[START OF DATA SHOWN]
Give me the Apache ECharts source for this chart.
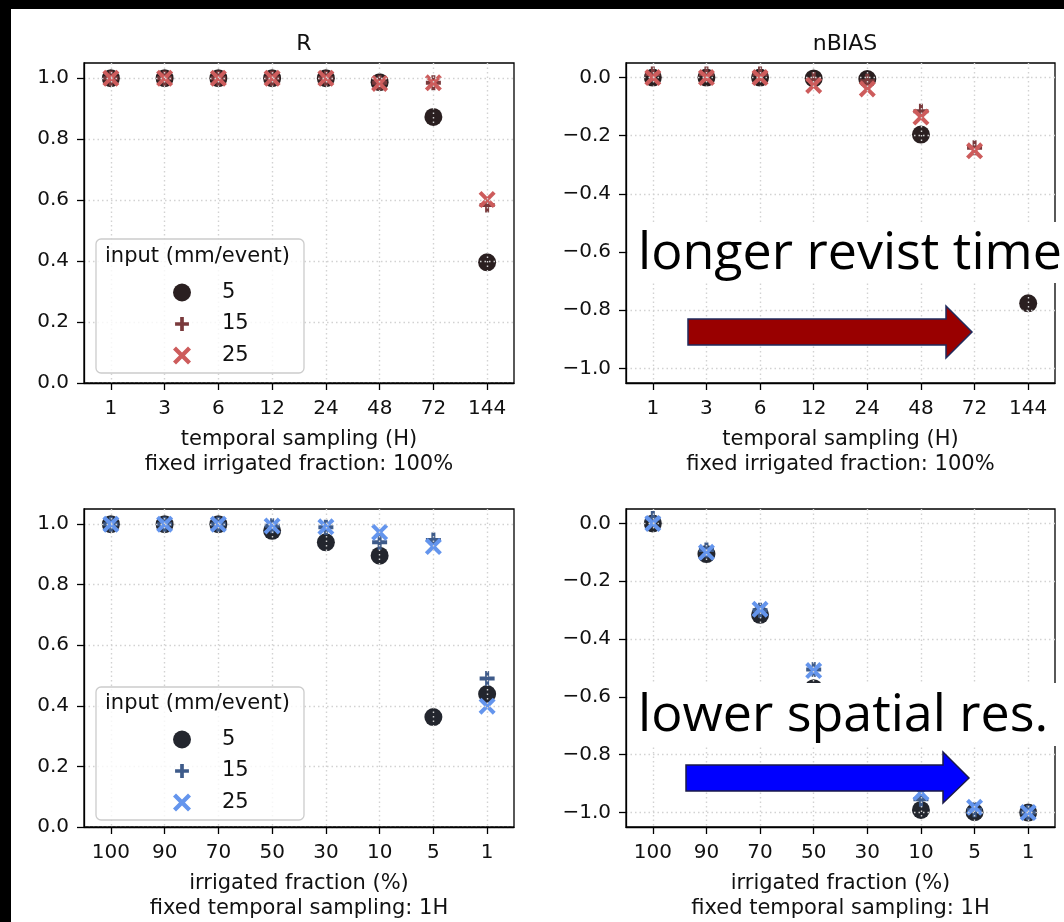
<!DOCTYPE html>
<html>
<head>
<meta charset="utf-8">
<script src="https://cdn.jsdelivr.net/npm/echarts@6/dist/echarts.min.js"></script>
<style>
html,body{margin:0;padding:0;background:#fff;}
#chart{width:1064px;height:922px;}
</style>
</head>
<body>
<div id="chart"></div>
<script>
// ---------------- DATA ----------------
const catsTemporal = ['1','3','6','12','24','48','72','144'];
const catsFraction = ['100','90','70','50','30','10','5','1'];
const ticksR = [0, 0.2, 0.4, 0.6, 0.8, 1.0];
const ticksBias = [-1.0, -0.8, -0.6, -0.4, -0.2, 0.0];
const inputs = ['5', '15', '25'];

// R vs temporal sampling (fixed irrigated fraction 100%)
const rTemporal5  = [1.0, 1.0, 1.0, 1.0, 1.0, 0.987, 0.873, 0.396];
const rTemporal15 = [1.0, 1.0, 1.0, 1.0, 1.0, 0.985, 0.985, 0.584];
const rTemporal25 = [1.0, 1.0, 1.0, 1.0, 1.0, 0.983, 0.985, 0.602];

// nBIAS vs temporal sampling
const biasTemporal5  = [0.0, 0.0, 0.0, -0.003, -0.005, -0.196, -0.55, -0.776];
const biasTemporal15 = [0.012, 0.012, 0.012, -0.007, -0.013, -0.116, -0.241, -0.55];
const biasTemporal25 = [0.0, 0.0, 0.0, -0.027, -0.039, -0.136, -0.252, -0.534];

// R vs irrigated fraction (fixed temporal sampling 1H)
const rFraction5  = [1.0, 1.0, 1.0, 0.978, 0.940, 0.896, 0.363, 0.439];
const rFraction15 = [1.0, 1.0, 1.0, 0.995, 0.990, 0.940, 0.948, 0.490];
const rFraction25 = [1.0, 1.0, 1.0, 0.994, 0.991, 0.973, 0.926, 0.399];

// nBIAS vs irrigated fraction
const biasFraction5  = [0.0, -0.106, -0.316, -0.57, -0.72, -0.991, -0.999, -1.0];
const biasFraction15 = [0.017, -0.092, -0.300, -0.505, -0.69, -0.954, -0.99, -1.0];
const biasFraction25 = [0.0, -0.100, -0.297, -0.509, -0.68, -0.931, -0.982, -1.0];

// ---------------- STYLE ----------------
const redPal  = ['#2a1f20', '#7a3a3c', '#cd5c5c'];
const bluePal = ['#23262e', '#3e5b8a', '#6495ed'];
const PLUS  = 'path://M-0.8,-3H0.8V-0.8H3V0.8H0.8V3H-0.8V0.8H-3V-0.8H-0.8Z';
const PLUS_LEG = 'path://M-3.9,-3.9M3.9,3.9M-0.8,-3H0.8V-0.8H3V0.8H0.8V3H-0.8V0.8H-3V-0.8H-0.8Z';
const XMARK = 'path://M-3,-2L-2,-3L0,-1L2,-3L3,-2L1,0L3,2L2,3L0,1L-2,3L-3,2L-1,0Z';
const symbols = ['circle', PLUS, XMARK];
const sizes = [18, 15, 17];
const FONT = 'DejaVu Sans';

const grids = [
  {left: 84,  top: 63,  width: 430, height: 320},
  {left: 626, top: 63,  width: 429, height: 320},
  {left: 84,  top: 509, width: 430, height: 322},
  {left: 626, top: 509, width: 429, height: 322}
];

function fmtY(v){
  const s = Math.abs(v).toFixed(1);
  return (v < -1e-9 ? '\u2212' : '') + s;
}

const gridLine = {show: true, lineStyle: {color: '#d2d2d2', type: [1.5, 3], width: 1.4}};

function xAxisFor(idx, cats, name){
  return {
    type: 'value', gridIndex: idx, min: -0.5, max: 7.5, z: 3,
    name: name, nameLocation: 'middle', nameGap: 44,
    nameTextStyle: {fontFamily: FONT, fontSize: 21, lineHeight: 25, color: '#111'},
    axisLine: {show: true, onZero: false, lineStyle: {color: '#000', width: 1.3}},
    axisTick: {show: true, length: 7, inside: false, customValues: [0,1,2,3,4,5,6,7], lineStyle: {color: '#000', width: 1.3}},
    axisLabel: {show: true, margin: 16, customValues: [0,1,2,3,4,5,6,7], fontFamily: FONT, fontSize: 20, color: '#111',
      formatter: v => cats[Math.round(v)]},
    splitLine: gridLine
  };
}
function yAxisFor(idx, min, max, ticks){
  return {
    type: 'value', gridIndex: idx, min: min, max: max, z: 3,
    axisLine: {show: true, onZero: false, lineStyle: {color: '#000', width: 1.3}},
    axisTick: {show: true, length: 7, inside: false, customValues: ticks, lineStyle: {color: '#000', width: 1.3}},
    axisLabel: {show: true, margin: 15, customValues: ticks, fontFamily: FONT, fontSize: 20, color: '#111', formatter: fmtY},
    splitLine: gridLine
  };
}

const panelData = [
  [rTemporal5, rTemporal15, rTemporal25],
  [biasTemporal5, biasTemporal15, biasTemporal25],
  [rFraction5, rFraction15, rFraction25],
  [biasFraction5, biasFraction15, biasFraction25]
];
const panelPal = [redPal, redPal, bluePal, bluePal];

const series = [];
panelData.forEach((arrs, p) => {
  arrs.forEach((vals, k) => {
    series.push({
      type: 'scatter', name: inputs[k], xAxisIndex: p, yAxisIndex: p,
      symbol: symbols[k], symbolSize: sizes[k], z: 2,
      itemStyle: {color: panelPal[p][k], opacity: 1},
      emphasis: {disabled: true},
      data: vals.map((v, i) => [i, v])
    });
  });
});

function legendFor(top, pal){
  return {
    orient: 'vertical', left: 168, top: top, z: 6,
    itemWidth: 18, itemHeight: 18, itemGap: 10.5,
    selectedMode: false,
    textStyle: {fontFamily: FONT, fontSize: 21, lineHeight: 18, color: '#111', padding: [0, 0, 0, 26]},
    data: inputs.map((n, k) => ({name: n, icon: [ 'circle', PLUS_LEG, XMARK ][k], itemStyle: {color: pal[k]}}))
  };
}

function arrow(pts, fill, stroke){
  return {type: 'polygon', z: 12, shape: {points: pts}, style: {fill: fill, stroke: stroke, lineWidth: 1.5}};
}

const option = {
  backgroundColor: '#ffffff',
  animation: false,
  title: [
    {text: 'R', left: 299, top: 28, textAlign: 'center', textStyle: {fontFamily: FONT, fontSize: 22, fontWeight: 'normal', color: '#111'}},
    {text: 'nBIAS', left: 840, top: 28, textAlign: 'center', textStyle: {fontFamily: FONT, fontSize: 22, fontWeight: 'normal', color: '#111'}}
  ],
  grid: grids.map(g => Object.assign({show: true, borderColor: '#000', borderWidth: 1.3, backgroundColor: '#fff'}, g)),
  xAxis: [
    xAxisFor(0, catsTemporal, 'temporal sampling (H)\nfixed irrigated fraction: 100%'),
    xAxisFor(1, catsTemporal, 'temporal sampling (H)\nfixed irrigated fraction: 100%'),
    xAxisFor(2, catsFraction, 'irrigated fraction (%)\nfixed temporal sampling: 1H'),
    xAxisFor(3, catsFraction, 'irrigated fraction (%)\nfixed temporal sampling: 1H')
  ],
  yAxis: [
    yAxisFor(0, 0, 1.05, ticksR),
    yAxisFor(1, -1.05, 0.05, ticksBias),
    yAxisFor(2, 0, 1.05, ticksR),
    yAxisFor(3, -1.05, 0.05, ticksBias)
  ],
  legend: [legendFor(277, redPal), legendFor(724, bluePal)],
  series: series,
  graphic: [
    // legend frames + titles
    {type: 'rect', z: 5, shape: {x: 96, y: 239, width: 208, height: 134, r: 5}, style: {fill: 'rgba(255,255,255,0.8)', stroke: '#cccccc', lineWidth: 1.3}},
    {type: 'text', z: 6, x: 105, y: 257, style: {text: 'input (mm/event)', font: '21px "DejaVu Sans"', fill: '#111', verticalAlign: 'middle'}},
    {type: 'rect', z: 5, shape: {x: 96, y: 687, width: 208, height: 133, r: 5}, style: {fill: 'rgba(255,255,255,0.8)', stroke: '#cccccc', lineWidth: 1.3}},
    {type: 'text', z: 6, x: 105, y: 704, style: {text: 'input (mm/event)', font: '21px "DejaVu Sans"', fill: '#111', verticalAlign: 'middle'}},
    // annotation boxes
    {type: 'rect', z: 10, shape: {x: 630, y: 222, width: 434, height: 61}, style: {fill: '#ffffff'}},
    {type: 'text', z: 11, x: 638, y: 254, style: {text: 'longer revist time', font: '52px "Open Sans"', fill: '#000', verticalAlign: 'middle'}},
    arrow([[688,319],[946,319],[946,306],[972,332],[946,358],[946,345],[688,345]], '#990000', '#1f2a5c'),
    {type: 'rect', z: 10, shape: {x: 630, y: 683, width: 434, height: 63}, style: {fill: '#ffffff'}},
    {type: 'text', z: 11, x: 638, y: 716, style: {text: 'lower spatial res.', font: '52px "Open Sans"', fill: '#000', verticalAlign: 'middle'}},
    arrow([[686,765],[943,765],[943,752],[969,778],[943,803],[943,791],[686,791]], '#0000ff', '#1a1a4a'),
    // black screenshot border
    {type: 'rect', z: 20, shape: {x: 0, y: 0, width: 1064, height: 9}, style: {fill: '#000'}},
    {type: 'rect', z: 20, shape: {x: 0, y: 0, width: 11, height: 922}, style: {fill: '#000'}}
  ]
};

const chart = echarts.init(document.getElementById('chart'), null, {renderer: 'canvas'});
chart.setOption(option);
</script>
</body>
</html>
[END OF DATA SHOWN]
WHAT IS REQUIRED => Take the material above from its first line through the line holding "0.983, 0.985, 0.602];" and set it down exactly, without the pictures.

RESULT OF THIS TASK =>
Give me the Apache ECharts source for this chart.
<!DOCTYPE html>
<html>
<head>
<meta charset="utf-8">
<script src="https://cdn.jsdelivr.net/npm/echarts@6/dist/echarts.min.js"></script>
<style>
html,body{margin:0;padding:0;background:#fff;}
#chart{width:1064px;height:922px;}
</style>
</head>
<body>
<div id="chart"></div>
<script>
// ---------------- DATA ----------------
const catsTemporal = ['1','3','6','12','24','48','72','144'];
const catsFraction = ['100','90','70','50','30','10','5','1'];
const ticksR = [0, 0.2, 0.4, 0.6, 0.8, 1.0];
const ticksBias = [-1.0, -0.8, -0.6, -0.4, -0.2, 0.0];
const inputs = ['5', '15', '25'];

// R vs temporal sampling (fixed irrigated fraction 100%)
const rTemporal5  = [1.0, 1.0, 1.0, 1.0, 1.0, 0.987, 0.873, 0.396];
const rTemporal15 = [1.0, 1.0, 1.0, 1.0, 1.0, 0.985, 0.985, 0.584];
const rTemporal25 = [1.0, 1.0, 1.0, 1.0, 1.0, 0.983, 0.985, 0.602];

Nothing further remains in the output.